O Ministério Público é o agente estatal responsável por fiscalizar a legalidade e a constitucionalidade dos atos públicos. Também lhe incumbe preservar patrimônios históricos, ecológicos etc. Ele não se encarrega da proteção direta de todo patrimônio público (para isso conta o poder público com seus agentes e a guarda civil). A polícia militar em SP criou um grupo desarmado, mas treinado em artes marciais para fazer frente aos manifestantes violentos. Trata-se do grupo "Ninja". Do ponto de vista preventivo é o que tem produzido o melhor resultado na estratégia de eliminação dos excessos. Por força da velha ficção do "contrato social" (fundado na doutrina de John Locke, Hobbes e Rousseau), as pessoas abrirão mão de parte da sua liberdade e a entregaram ao Estado que, em troca, deve cuidar da segurança pública. O Estado, portanto, quando atua preventivamente para evitar excessos, o faz no cumprimento do seu dever "contratual" e "constitucional". E é isso que a população espera da sua atuação: prevenção, que está coligada à governança de riscos para a preservação dos bens públicos e privados.
3 - As torcidas organizadas Gaviões da Fiel e Camisa 12 acompanharam um protesto que tinha como destino o novo estádio do Corinthians. Torcedores montaram um "posto avançado" para "proteger" o estádio, afirmando a possibilidade inclusive de um confronto com os manifestantes. Em situações assim, a quem a lei protege/favorece ?
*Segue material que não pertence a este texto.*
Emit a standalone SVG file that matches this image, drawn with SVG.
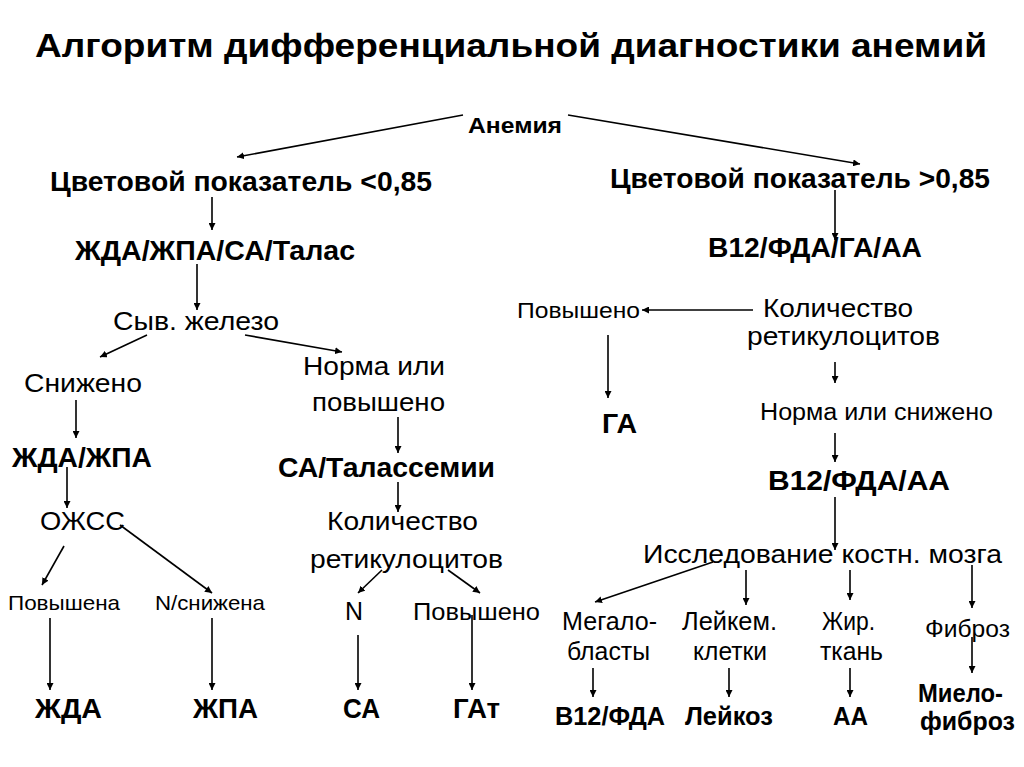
<svg xmlns="http://www.w3.org/2000/svg" width="1024" height="767" viewBox="0 0 1024 767">
<defs>
<marker id="ah" viewBox="0 0 10 10" refX="10" refY="5" markerWidth="7" markerHeight="7" markerUnits="userSpaceOnUse" orient="auto">
<path d="M0,0 L10,5 L0,10 z" fill="#000"/>
</marker>
<style>
text{font-family:"Liberation Sans",Arial,sans-serif;fill:#000}
.b{font-weight:bold}
.r{font-weight:normal}
#connectors line{stroke:#000;stroke-width:1.6;marker-end:url(#ah)}
</style>
</defs>
<rect width="1024" height="767" fill="#fff"/>
<g id="title"><text class="b" x="35" y="57" font-size="34" textLength="952" lengthAdjust="spacingAndGlyphs">Алгоритм дифференциальной диагностики анемий</text></g>
<g id="n-anemia"><text class="b" x="468" y="133" font-size="22" textLength="94" lengthAdjust="spacingAndGlyphs">Анемия</text></g>
<g id="n-cp-low"><text class="b" x="50" y="191" font-size="27" textLength="382" lengthAdjust="spacingAndGlyphs">Цветовой показатель &lt;0,85</text></g>
<g id="n-cp-high"><text class="b" x="610" y="188" font-size="27" textLength="380" lengthAdjust="spacingAndGlyphs">Цветовой показатель &gt;0,85</text></g>
<g id="n-zda-zpa-sa-talas"><text class="b" x="75" y="260" font-size="27" textLength="280" lengthAdjust="spacingAndGlyphs">ЖДА/ЖПА/СА/Талас</text></g>
<g id="n-b12-fda-ga-aa"><text class="b" x="708" y="257" font-size="27" textLength="214" lengthAdjust="spacingAndGlyphs">В12/ФДА/ГА/АА</text></g>
<g id="n-iron"><text class="r" x="113" y="330" font-size="26" textLength="166" lengthAdjust="spacingAndGlyphs">Сыв. железо</text></g>
<g id="n-decreased"><text class="r" x="24" y="392" font-size="26" textLength="118" lengthAdjust="spacingAndGlyphs">Снижено</text></g>
<g id="n-norm-or-inc"><text class="r" x="303" y="375" font-size="26" textLength="142" lengthAdjust="spacingAndGlyphs">Норма или</text><text class="r" x="312" y="411" font-size="26" textLength="133" lengthAdjust="spacingAndGlyphs">повышено</text></g>
<g id="n-zda-zpa"><text class="b" x="12" y="467" font-size="27" textLength="140" lengthAdjust="spacingAndGlyphs">ЖДА/ЖПА</text></g>
<g id="n-sa-thal"><text class="b" x="278" y="477" font-size="27" textLength="217" lengthAdjust="spacingAndGlyphs">СА/Талассемии</text></g>
<g id="n-ojss"><text class="r" x="40" y="530" font-size="26" textLength="85" lengthAdjust="spacingAndGlyphs">ОЖСС</text></g>
<g id="n-retic-left"><text class="r" x="327" y="530" font-size="26" textLength="151" lengthAdjust="spacingAndGlyphs">Количество</text><text class="r" x="310" y="568" font-size="26" textLength="193" lengthAdjust="spacingAndGlyphs">ретикулоцитов</text></g>
<g id="n-povyshena"><text class="r" x="8" y="610" font-size="21" textLength="112" lengthAdjust="spacingAndGlyphs">Повышена</text></g>
<g id="n-n-snizhena"><text class="r" x="155" y="610" font-size="21" textLength="110" lengthAdjust="spacingAndGlyphs">N/снижена</text></g>
<g id="n-n"><text class="r" x="345" y="620" font-size="26" textLength="18" lengthAdjust="spacingAndGlyphs">N</text></g>
<g id="n-povysheno-left"><text class="r" x="413" y="620" font-size="24" textLength="127" lengthAdjust="spacingAndGlyphs">Повышено</text></g>
<g id="n-zda"><text class="b" x="35" y="718" font-size="27" textLength="67" lengthAdjust="spacingAndGlyphs">ЖДА</text></g>
<g id="n-zpa"><text class="b" x="193" y="718" font-size="27" textLength="65" lengthAdjust="spacingAndGlyphs">ЖПА</text></g>
<g id="n-sa"><text class="b" x="343" y="718" font-size="27" textLength="37" lengthAdjust="spacingAndGlyphs">СА</text></g>
<g id="n-gat"><text class="b" x="453" y="718" font-size="27" textLength="47" lengthAdjust="spacingAndGlyphs">ГАт</text></g>
<g id="n-povysheno-right"><text class="r" x="517" y="318" font-size="22" textLength="123" lengthAdjust="spacingAndGlyphs">Повышено</text></g>
<g id="n-retic-right"><text class="r" x="763" y="317" font-size="26" textLength="150" lengthAdjust="spacingAndGlyphs">Количество</text><text class="r" x="747" y="345" font-size="26" textLength="193" lengthAdjust="spacingAndGlyphs">ретикулоцитов</text></g>
<g id="n-ga"><text class="b" x="602" y="433" font-size="27" textLength="35" lengthAdjust="spacingAndGlyphs">ГА</text></g>
<g id="n-norm-or-dec"><text class="r" x="760" y="420" font-size="23" textLength="233" lengthAdjust="spacingAndGlyphs">Норма или снижено</text></g>
<g id="n-b12-fda-aa"><text class="b" x="768" y="490" font-size="27" textLength="182" lengthAdjust="spacingAndGlyphs">В12/ФДА/АА</text></g>
<g id="n-marrow"><text class="r" x="643" y="563" font-size="26" textLength="359" lengthAdjust="spacingAndGlyphs">Исследование костн. мозга</text></g>
<g id="n-megalo"><text class="r" x="562" y="630" font-size="25" textLength="95" lengthAdjust="spacingAndGlyphs">Мегало-</text><text class="r" x="567" y="660" font-size="25" textLength="83" lengthAdjust="spacingAndGlyphs">бласты</text></g>
<g id="n-leukem"><text class="r" x="682" y="630" font-size="25" textLength="95" lengthAdjust="spacingAndGlyphs">Лейкем.</text><text class="r" x="693" y="660" font-size="25" textLength="74" lengthAdjust="spacingAndGlyphs">клетки</text></g>
<g id="n-fat"><text class="r" x="822" y="630" font-size="25" textLength="53" lengthAdjust="spacingAndGlyphs">Жир.</text><text class="r" x="820" y="660" font-size="25" textLength="63" lengthAdjust="spacingAndGlyphs">ткань</text></g>
<g id="n-fibrosis"><text class="r" x="925" y="637" font-size="24" textLength="85" lengthAdjust="spacingAndGlyphs">Фиброз</text></g>
<g id="n-b12-fda"><text class="b" x="555" y="725" font-size="25" textLength="110" lengthAdjust="spacingAndGlyphs">В12/ФДА</text></g>
<g id="n-leukosis"><text class="b" x="685" y="725" font-size="25" textLength="88" lengthAdjust="spacingAndGlyphs">Лейкоз</text></g>
<g id="n-aa"><text class="b" x="833" y="725" font-size="25" textLength="35" lengthAdjust="spacingAndGlyphs">АА</text></g>
<g id="n-myelofibrosis"><text class="b" x="918" y="702" font-size="25" textLength="85" lengthAdjust="spacingAndGlyphs">Миело-</text><text class="b" x="920" y="730" font-size="25" textLength="95" lengthAdjust="spacingAndGlyphs">фиброз</text></g>
<g id="connectors">
<line x1="463" y1="115" x2="237" y2="157"/>
<line x1="568" y1="115" x2="860" y2="164"/>
<line x1="212" y1="197" x2="212" y2="230"/>
<line x1="197" y1="264" x2="197" y2="310"/>
<line x1="147" y1="335" x2="100" y2="357"/>
<line x1="245" y1="335" x2="342" y2="352"/>
<line x1="76" y1="400" x2="76" y2="438"/>
<line x1="398" y1="417" x2="398" y2="453"/>
<line x1="67" y1="467" x2="67" y2="508"/>
<line x1="398" y1="482" x2="398" y2="512"/>
<line x1="64" y1="546" x2="42" y2="585"/>
<line x1="120" y1="525" x2="212" y2="593"/>
<line x1="382" y1="570" x2="358" y2="593"/>
<line x1="448" y1="570" x2="480" y2="593"/>
<line x1="50" y1="618" x2="50" y2="690"/>
<line x1="212" y1="618" x2="212" y2="690"/>
<line x1="358" y1="635" x2="358" y2="690"/>
<line x1="472" y1="615" x2="472" y2="690"/>
<line x1="835" y1="190" x2="835" y2="240"/>
<line x1="753" y1="310" x2="642" y2="310"/>
<line x1="608" y1="335" x2="608" y2="398"/>
<line x1="835" y1="362" x2="835" y2="383"/>
<line x1="835" y1="433" x2="835" y2="462"/>
<line x1="835" y1="497" x2="835" y2="550"/>
<line x1="713" y1="562" x2="595" y2="602"/>
<line x1="746" y1="570" x2="746" y2="605"/>
<line x1="850" y1="570" x2="850" y2="600"/>
<line x1="972" y1="565" x2="972" y2="608"/>
<line x1="593" y1="668" x2="593" y2="697"/>
<line x1="729" y1="668" x2="729" y2="697"/>
<line x1="850" y1="668" x2="850" y2="697"/>
<line x1="972" y1="637" x2="972" y2="673"/>
</g>
</svg>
A lei e a Constituição protegem o direito de reunião e de manifestação. A proteção feita pela população de um patrimônio privado nada mais significa que uma momentânea atividade de milícia (que consiste numa organização paralela ao Estado, para cumprir, dentre outras, funções típicas estatais). O que não se pode esquecer é que toda atuação feita em defesa de alguém deve ter proporcionalidade. Não se pode, por exemplo, matar uma pessoa que não apresenta risco de ataque mortal, para a defesa de um patrimônio. O bem jurídico patrimônio pode ser defendido, não há dúvida. Mas em sua defesa ninguém está autorizado a praticar excessos, abusos. O direito é a medida do justo, logo, do ponto de vista jurídico nada pode ser desproporcional, desarrazoado, desequilibrado. Tudo pode ser feito, mas dentro da legalidade e da proporcionalidade. A Constituição garante o direito de manifestação. A lei penal assegura o direito de defesa do patrimônio. Está tudo previsto no ordenamento jurídico. Todo abuso de qualquer que seja o grupo não vai encontrar amparo na ordem jurídica. Para isso se sugere que esteja também presente um terceiro grupo: o constituído pelos agentes do Estado, que devem intervir para evitar abusos (nunca para impedir as manifestações). Tudo quanto acaba de ser dito se justifica desde a perspectiva de uma governança de riscos para a preservação, acima de tudo, de vidas (que é a política pública mais nobre, mas, ao mesmo tempo, mais difícil).